Ewiges Gründer-Eldorado

Der Einbruch einst starker Techwerte seit Frühjahr 2022 schlug zwar auch auf die US-Gründerszene durch. Doch dank starker Wagniskapitalkultur und neuer Chancen für grüne Start-ups wagen weiterhin viele deutsche Unternehmen den Sprung über den Atlantik.

Februar 2023
Autor: Heiko Steinacher

Das Gründerparadies der USA aus der Vogelperspektive: San Francisco und das Silicon Valley © Frank Ramspott/GettyImages

Martin Schichtel ist Realist. „Industrielle Wärme ist verantwortlich für 28 Prozent des weltweiten CO₂-Ausstoßes – wenn es uns gelingt, die Wärmeerzeugung zu dekarbonisieren, haben wir gute Chancen, unser Rennen gegen den Klimawandel zu gewinnen.“ Schichtel weiß, wovon er spricht. Sein Unternehmen Kraftblock stellt thermische Energiespeichersysteme her. Das Ziel: Industrielle Gaskessel und Feuerungen durch grüne Wärme ersetzen und somit CO₂-frei produzieren.

In den großen US-Markt zu expandieren, ist für ihn besonders spannend. Das saarländische Start-up nahm deshalb im November 2022 neben elf weiteren deutschen Jungunternehmen an einem Gründer-Pitch im Silicon Valley teil, der von der AHK USA – San Francisco organisiert wurde. „Taktgebende Forschungsinstitutionen sowie zahlreiche Wagniskapitalfonds locken immer mehr innovative Start-ups auch im Bereich Climate-Tech hierher“, sagt AHK-Chef Sven Thorsten Potthoff. „Um diese mit den wichtigsten Playern im Valley zu vernetzen, haben wir das Programm Launchpad Silicon Valley ins Leben gerufen.“

Viele Wege führen in die USA

Der Erfolg deutscher Start-ups in den USA hat viele Gesichter: Mal gelingt es, aufgrund der risikofreudigeren Mentalität von US-Investoren schnell und viel Wagniskapital einzusammeln. Mal dringen sie mithilfe von Vor-Ort-Partnern tiefer in den Markt ein, als es allein möglich wäre. Im Frühjahr 2022 schafften es gleich sieben deutsche Firmen in den begehrten Accelerator Y Combinator (YC) aus dem Silicon Valley. Ausgerechnet YC verlangt aber von deutschen Start-ups meist einen sogenannten Flip, bei dem die Unternehmen in eine US-amerikanische Holding-Struktur zu überführen sind.
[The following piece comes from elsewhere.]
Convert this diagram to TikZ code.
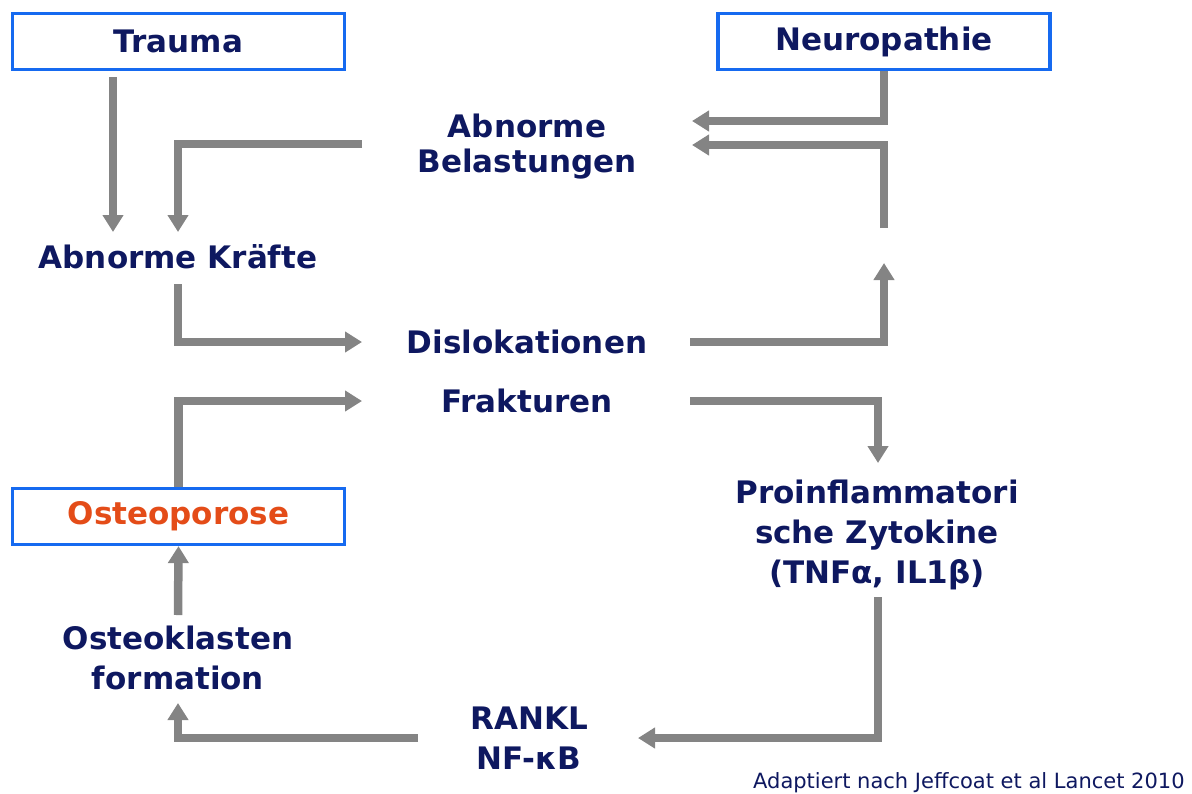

Durch diesen Schritt verbessert sich zwar häufig ihr Zugang zur Frühphasenfinanzierung. Doch der US-Flip birgt auch Nachteile: Laut Rechtsanwaltskanzlei Orrick, Herrington and Sutcliffe kann er etwa bei einer eventuell später gewollten Umwandlung in eine deutsche Holdinggesellschaft zu einer hohen Steuerbelastung führen und praktische Probleme verursachen. „Der German Accelerator berät Gründer daher sehr früh, sodass sie nicht notwendigerweise einen Flip machen müssen“, sagt Christian Jorg, Managing Partner US beim vom Bundesministerium für Wirtschaft und Klimaschutz geförderten Gründerprogramm.